Pollution in the countryside is just as unacceptable
A report of the Government’s Air Quality Expert Group was given to ministers in 2015, but not published for three years before it quietly appeared on the library page of Parliament’s air quality website.
This was no oversight, as the report was released four days after ministers approved fracking in Lancashire.
The report estimated that even a small number of fracking wells would increase national emissions of pollution, with nitrogen dioxides rising up to four per cent and volatile organic compounds up to three per cent.
However, it says “impacts on local and regional air quality have the potential to be substantially higher than the national level impacts, as extraction activities are likely to be highly clustered”.
In addition to the methane released by the fracking process is the air (and noise) pollution caused by diesel generators and the thousands of truck journeys needed to transport toxic fracking fluid.
Much hot air comes from the Government about phasing out diesel cars in cities, but they seem to regard polluting our countryside as acceptable.
Dr Peter Williams
Disquiet over veils down to psychology
With the use of powerful imagery in his words, Boris Johnson has rekindled the debate concerning burkas and face veils.
I suspect many people share his views but this does not make Boris or others racists or Islamophobists.
If Caucasian women started to wear similar headgear, there would probably be a an outcry. Young men wearing hoods which hide their faces create a feeling of unease. Instant thoughts could be “What are they up to or what are they hiding?”
Motorcyclists who wear all-over head helmets look like aliens from outer space. But they do it for safety reasons and I am sure that they are only too glad to take them off. My point is that the disquiet is not related necessarily to race or religion, but to the basic psychology behind personal communication, although it may provide ammunition to groups with extremist agendas.

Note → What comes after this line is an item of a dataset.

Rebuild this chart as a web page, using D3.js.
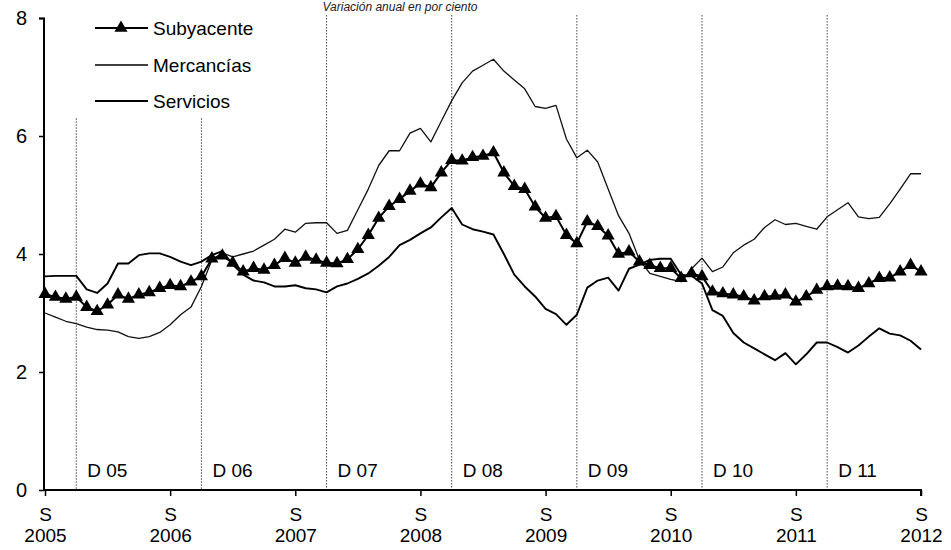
<!DOCTYPE html>
<html><head><meta charset="utf-8">
<script src="https://cdn.jsdelivr.net/npm/d3@7"></script>
<style>
body{margin:0;background:#fff;}
svg{display:block;font-family:"Liberation Sans",Arial,sans-serif;}
</style></head>
<body>
<svg id="chart" width="951" height="550"></svg>
<script>
// Monthly data, Sep 2005 (index 0) to Sep 2012 (index 84)
const subyacente = [3.32,3.27,3.24,3.27,3.10,3.03,3.14,3.31,3.24,3.31,3.35,3.42,3.47,3.45,3.53,3.62,3.92,3.97,3.85,3.70,3.76,3.73,3.81,3.93,3.85,3.95,3.90,3.85,3.84,3.91,4.08,4.32,4.61,4.81,4.93,5.07,5.19,5.13,5.38,5.59,5.58,5.64,5.66,5.72,5.38,5.15,5.10,4.80,4.61,4.64,4.32,4.18,4.55,4.47,4.31,4.00,4.04,3.87,3.81,3.76,3.76,3.59,3.67,3.62,3.36,3.33,3.31,3.28,3.21,3.28,3.29,3.31,3.19,3.28,3.39,3.45,3.46,3.45,3.42,3.50,3.59,3.60,3.70,3.81,3.70];
const mercancias = [3.00,2.93,2.86,2.82,2.76,2.72,2.71,2.68,2.60,2.57,2.60,2.67,2.80,2.97,3.10,3.45,3.90,4.02,3.95,4.00,4.05,4.15,4.25,4.42,4.37,4.52,4.53,4.53,4.35,4.40,4.75,5.10,5.50,5.75,5.75,6.05,6.13,5.90,6.25,6.60,6.90,7.10,7.20,7.30,7.10,6.95,6.80,6.50,6.47,6.52,5.95,5.63,5.76,5.56,5.10,4.65,4.35,3.90,3.67,3.62,3.57,3.53,3.75,3.93,3.70,3.78,4.02,4.15,4.25,4.45,4.58,4.50,4.52,4.47,4.42,4.63,4.75,4.87,4.63,4.60,4.62,4.85,5.10,5.36,5.36];
const servicios = [3.62,3.63,3.63,3.63,3.40,3.34,3.50,3.84,3.84,3.98,4.01,4.01,3.95,3.87,3.81,3.87,3.98,4.05,3.82,3.65,3.55,3.52,3.45,3.45,3.47,3.42,3.40,3.35,3.45,3.50,3.58,3.67,3.80,3.95,4.15,4.24,4.35,4.45,4.62,4.78,4.50,4.42,4.38,4.33,4.00,3.65,3.45,3.28,3.07,2.98,2.80,2.97,3.43,3.55,3.60,3.38,3.75,3.82,3.90,3.92,3.92,3.65,3.63,3.50,3.05,2.95,2.66,2.50,2.40,2.30,2.20,2.32,2.13,2.30,2.50,2.50,2.42,2.33,2.45,2.60,2.74,2.65,2.62,2.53,2.38];
const seriesNames = ["Subyacente","Mercancías","Servicios"];
const xTickMonths = [0,12,24,36,48,60,72,84];
const xTickYears = ["2005","2006","2007","2008","2009","2010","2011","2012"];
const yTicks = [0,2,4,6,8];
const decMonths = [3,15,27,39,51,63,75];
const decLabels = ["D 05","D 06","D 07","D 08","D 09","D 10","D 11"];
const decTops = [6.3,6.3,8.05,8.05,8.05,8.05,8.05];
const titleText = "Variación anual en por ciento";

const svg = d3.select("#chart");
const x = d3.scaleLinear().domain([0,84]).range([45,921]);
const y = d3.scaleLinear().domain([0,8]).range([490,18]);
const FS = 19;

// title (partly hidden at top in the original)
svg.append("text").attr("x",400).attr("y",11).attr("text-anchor","middle")
  .attr("font-size",12).attr("font-style","italic").attr("fill","#222").text(titleText);

// December dotted lines
decMonths.forEach((m,i)=>{
  svg.append("line").attr("x1",x(m)).attr("x2",x(m)).attr("y1",y(decTops[i])).attr("y2",y(0))
    .attr("stroke","#444").attr("stroke-width",1).attr("stroke-dasharray","1.5,1.5");
  svg.append("text").attr("x",x(m)+11).attr("y",477).attr("font-size",FS).attr("fill","#000").text(decLabels[i]);
});

// Y axis
const yAxis = d3.axisLeft(y).tickValues(yTicks).tickSize(5).tickFormat(d3.format("d"));
const gy = svg.append("g").attr("transform","translate(44,0)").call(yAxis);
gy.select(".domain").attr("stroke","#000").attr("stroke-width",2).attr("d","M-5,18.5H0V490");
gy.selectAll(".tick line").attr("stroke","#000").attr("stroke-width",1.5);
gy.selectAll(".tick text").attr("font-size",FS+1).attr("font-family","Liberation Sans, Arial, sans-serif").attr("fill","#000").attr("x",-17);

// X axis
const xAxis = d3.axisBottom(x).tickValues(xTickMonths).tickSize(6).tickFormat(()=>"");
const gx = svg.append("g").attr("transform","translate(0,490)").call(xAxis);
gx.select(".domain").attr("stroke","#000").attr("stroke-width",2).attr("d","M44,0H921V6");
gx.selectAll(".tick line").attr("stroke","#000").attr("stroke-width",1.5);
gx.selectAll(".tick").each(function(d,i){
  const t = d3.select(this);
  t.append("text").attr("y",31).attr("text-anchor","middle").attr("font-size",FS).attr("fill","#000").text("S");
  t.append("text").attr("y",52).attr("text-anchor","middle").attr("font-size",FS).attr("fill","#000").text(xTickYears[i]);
});

const line = d3.line().x((d,i)=>x(i)).y(d=>y(d));
svg.append("path").datum(mercancias).attr("d",line).attr("fill","none").attr("stroke","#111").attr("stroke-width",1.3).attr("stroke-linejoin","round");
svg.append("path").datum(servicios).attr("d",line).attr("fill","none").attr("stroke","#000").attr("stroke-width",1.9).attr("stroke-linejoin","round");
svg.append("path").datum(subyacente).attr("d",line).attr("fill","none").attr("stroke","#000").attr("stroke-width",2).attr("stroke-linejoin","round");
const tri = d3.symbol().type(d3.symbolTriangle).size(75);
svg.append("g").selectAll("path").data(subyacente).join("path")
  .attr("d",tri).attr("transform",(d,i)=>`translate(${x(i)},${y(d)})`).attr("fill","#000");

// Legend
const legY = [28,65,101];
const lg = svg.append("g");
[0,1,2].forEach(k=>{
  lg.append("line").attr("x1",95).attr("x2",148).attr("y1",legY[k]).attr("y2",legY[k])
    .attr("stroke","#000").attr("stroke-width",k===0?2:(k===1?1.3:1.9));
  lg.append("text").attr("x",153).attr("y",legY[k]+7).attr("font-size",FS).attr("fill","#000").text(seriesNames[k]);
});
lg.append("path").attr("d",tri).attr("transform",`translate(121,${legY[0]})`).attr("fill","#000");
</script>
</body></html>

For hundreds of thousands of years, humans have developed complex means of communicating with one another, which puts them apart from other species.

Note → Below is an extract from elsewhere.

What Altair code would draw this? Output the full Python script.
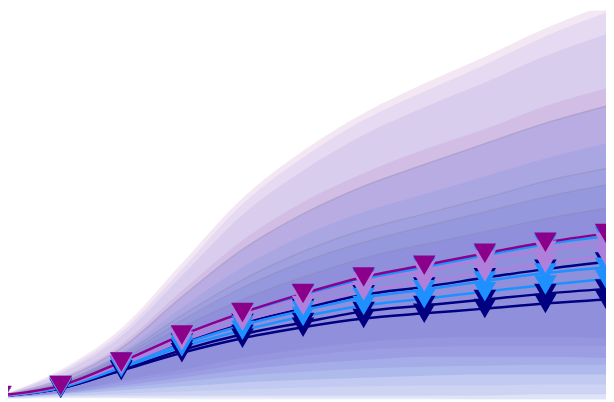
import altair as alt
import pandas as pd

steps = list(range(11))

# series paths, one per line
magenta = [1.0, 3.5, 9.5, 16.3, 22.0, 26.8, 31.0, 34.0, 37.0, 39.8, 42.0]
blue_a = [0.8, 3.5, 9.5, 16.0, 21.8, 26.5, 30.5, 33.5, 36.5, 39.3, 41.3]
lav_a = [0.8, 3.5, 9.3, 15.8, 21.3, 25.8, 29.8, 32.5, 35.3, 37.8, 39.8]
lav_b = [0.8, 3.3, 8.8, 14.8, 19.8, 23.8, 27.5, 29.8, 32.3, 34.5, 36.3]
navy_a = [0.8, 3.3, 8.5, 14.3, 19.3, 23.0, 26.5, 28.5, 30.8, 33.0, 34.8]
blue_b = [0.8, 3.0, 8.5, 14.0, 18.8, 22.5, 25.8, 27.8, 30.0, 32.0, 33.5]
blue_c = [0.8, 3.0, 8.0, 13.3, 17.5, 21.0, 23.8, 25.5, 27.3, 29.0, 30.5]
navy_b = [0.8, 2.8, 7.5, 12.5, 16.5, 19.5, 22.3, 23.8, 25.3, 26.8, 28.0]
navy_c = [0.8, 2.8, 7.3, 11.8, 15.5, 18.3, 20.5, 21.8, 23.0, 24.3, 25.3]

# drawing order: navy first, magenta on top
line_names = ["navy_c", "navy_b", "navy_a", "blue_c", "blue_b", "blue_a", "lav_b", "lav_a", "magenta"]
line_values = [navy_c, navy_b, navy_a, blue_c, blue_b, blue_a, lav_b, lav_a, magenta]
line_colors = ["#000080", "#000080", "#000080", "#1e90ff", "#1e90ff", "#1e90ff",
               "#b07fdc", "#b07fdc", "#8b008b"]

# upper side of the fan, widest first
upper_1 = [1.0, 7.5, 18.0, 34.5, 51.0, 63.0, 72.5, 80.0, 86.8, 94.0, 100.0]
upper_2 = [1.0, 7.0, 17.0, 33.0, 49.5, 61.3, 70.8, 78.0, 84.8, 92.0, 98.0]
upper_3 = [1.0, 6.5, 16.0, 31.3, 46.8, 58.0, 67.0, 74.0, 80.3, 87.0, 92.5]
upper_4 = [1.0, 5.5, 14.0, 27.5, 40.3, 50.0, 57.3, 63.3, 68.5, 74.3, 78.8]
upper_5 = [1.0, 5.0, 13.0, 26.0, 38.0, 47.0, 54.0, 59.5, 64.8, 70.0, 74.3]
upper_6 = [1.0, 4.5, 12.0, 23.3, 33.5, 41.5, 47.5, 52.0, 56.5, 61.0, 64.8]
upper_7 = [1.0, 4.3, 11.3, 21.3, 30.3, 37.5, 43.0, 47.0, 51.0, 55.3, 58.5]
upper_8 = [1.0, 4.0, 10.8, 20.0, 28.3, 34.8, 39.8, 43.8, 47.5, 51.3, 54.3]
upper_9 = [1.0, 3.8, 10.3, 18.3, 25.3, 31.0, 35.8, 39.3, 42.5, 45.8, 48.5]

# lower side of the fan, widest first
floor_1 = [0.0, 0.3, 0.3, 0.0, -0.3, -0.5, -0.8, -1.0, -1.0, -1.0, -1.0]
floor_2 = [0.3, 0.5, 0.5, 0.5, 0.5, 0.3, 0.3, 0.3, 0.0, 0.0, 0.0]
floor_3 = [0.3, 0.8, 1.0, 1.0, 1.0, 1.0, 1.0, 1.0, 1.0, 1.3, 1.3]
floor_4 = [0.5, 1.0, 1.5, 2.0, 2.5, 3.0, 3.3, 3.5, 3.5, 3.8, 3.8]
floor_5 = [0.5, 1.3, 2.3, 3.3, 4.3, 5.0, 5.5, 6.0, 6.3, 6.3, 6.3]
floor_6 = [0.5, 1.5, 3.0, 4.5, 6.0, 7.0, 7.8, 8.3, 8.5, 8.8, 8.8]
floor_7 = [0.5, 1.5, 3.5, 5.5, 7.5, 9.0, 10.0, 10.8, 10.8, 10.8, 10.5]
floor_8 = [0.5, 1.8, 4.3, 6.5, 9.0, 11.0, 12.5, 13.3, 13.5, 13.5, 13.5]
floor_9 = [0.5, 1.8, 4.8, 7.5, 10.5, 12.8, 14.5, 15.5, 15.8, 15.8, 15.5]

upper_names = ["u1", "u2", "u3", "u4", "u5", "u6", "u7", "u8", "u9"]
upper_edges = [upper_1, upper_2, upper_3, upper_4, upper_5, upper_6, upper_7, upper_8, upper_9]
upper_colors = ["#d8a8d8", "#a8a8e8", "#b0a0e0", "#c090d0", "#8c8ce0",
                "#7890e0", "#6a7ad8", "#6070d8", "#6a60d0"]
upper_alpha = [0.28, 0.2, 0.22, 0.25, 0.35, 0.22, 0.15, 0.15, 0.15]

floor_names = ["f1", "f2", "f3", "f4", "f5", "f6", "f7", "f8", "f9"]
floor_edges = [floor_1, floor_2, floor_3, floor_4, floor_5, floor_6, floor_7, floor_8, floor_9]
floor_colors = ["#788ce1", "#788ce1", "#788ce1", "#788ce1", "#788ce1",
                "#7468d0", "#7468d0", "#7468d0", "#7468d0"]
floor_alpha = [0.14, 0.12, 0.18, 0.11, 0.25, 0.17, 0.2, 0.13, 0.14]

edge_bands = ["u5", "u7", "u8", "u9"]

rows = []
for n, hi, c, a in zip(upper_names, upper_edges, upper_colors, upper_alpha):
    for i, s in enumerate(steps):
        rows.append({"band": n, "step": s, "lo": navy_c[i], "hi": hi[i], "fill": c, "alpha": a})
for n, lo, c, a in zip(floor_names, floor_edges, floor_colors, floor_alpha):
    for i, s in enumerate(steps):
        rows.append({"band": n, "step": s, "lo": lo[i], "hi": navy_c[i], "fill": c, "alpha": a})
bands = pd.DataFrame(rows)

lines = pd.DataFrame([
    {"series": n, "step": s, "value": v[i]}
    for n, v in zip(line_names, line_values)
    for i, s in enumerate(steps)
])

x = alt.X("step:Q", scale=alt.Scale(domain=[0.13, 10], nice=False, zero=False), axis=None)
yscale = alt.Scale(domain=[0, 98.5], nice=False, zero=False)
line_color = alt.Color("series:N", scale=alt.Scale(domain=line_names, range=line_colors), legend=None)

areas = alt.Chart(bands).mark_area(interpolate="monotone", clip=True).encode(
    x=x,
    y=alt.Y("hi:Q", scale=yscale, axis=None, stack=None),
    y2="lo:Q",
    color=alt.Color("fill:N", scale=None),
    opacity=alt.Opacity("alpha:Q", scale=None),
    detail="band:N",
)

edges = alt.Chart(bands).transform_filter(
    alt.FieldOneOfPredicate(field="band", oneOf=edge_bands)
).mark_line(interpolate="monotone", clip=True, color="#8a8aa8", opacity=0.35, strokeWidth=1.5).encode(
    x=x,
    y=alt.Y("hi:Q", scale=yscale, axis=None),
    detail="band:N",
)

paths = alt.Chart(lines).mark_line(interpolate="monotone", clip=True, strokeWidth=2.5).encode(
    x=x,
    y=alt.Y("value:Q", scale=yscale, axis=None),
    color=line_color,
    detail="series:N",
)

markers = alt.Chart(lines).mark_point(shape="triangle-down", filled=True, size=520, opacity=1, clip=True).encode(
    x=x,
    y=alt.Y("value:Q", scale=yscale, axis=None),
    color=line_color,
)

chart = alt.layer(areas, edges, paths, markers).resolve_scale(
    color="independent",
).properties(
    width=606, height=394, padding=0, autosize=alt.AutoSizeParams(type="none"),
).configure_view(strokeWidth=0)

chart.save("out.html", embed_options={"renderer": "svg", "actions": False})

In addition to sounds and words, body language is fundamental and the face with all its multiplicity of expressions plays a key part. The eyes provide direct communication with other individuals. The mouth can turn into smiles or snarls.
In turn they are both surrounded by facial muscles which, in combination, help to express happiness, sadness, anger and many other feelings. Burkas and face veils hinder this process of personal communication.
Boris may have used inappropriate words in his article but he has certainly brought the controversy back into the limelight. Let us now debate the issues openly and sensibly, but with sensitivity and tolerance to other people’s feelings.
On the smartphone menace, there are two aspects which still give me cause for hope. First, the absence of a signal at many of the places which I still enjoy, and second, the knowledge that the majority of the public are gregarious.
My small number of walking pals, never more than three, had a term for such folk – ‘touroid’ . This is a sub-species of tourist governed by invisible umbilical cords and coupled to their phone, which restricts their travel to no more than 100 yards from their vehicle. Long may this continue.
Surely it’s easy to make the distinction between legitimate criticism of a government and bigotry against people of a particular faith?
Criticising a government, no matter how ‘religious’ it claims to be, should always be allowed when there are wrongdoings when it comes to humans, animals or the environment.
This is very different to treating ordinary people badly because of their faith, which is, of course, always wrong.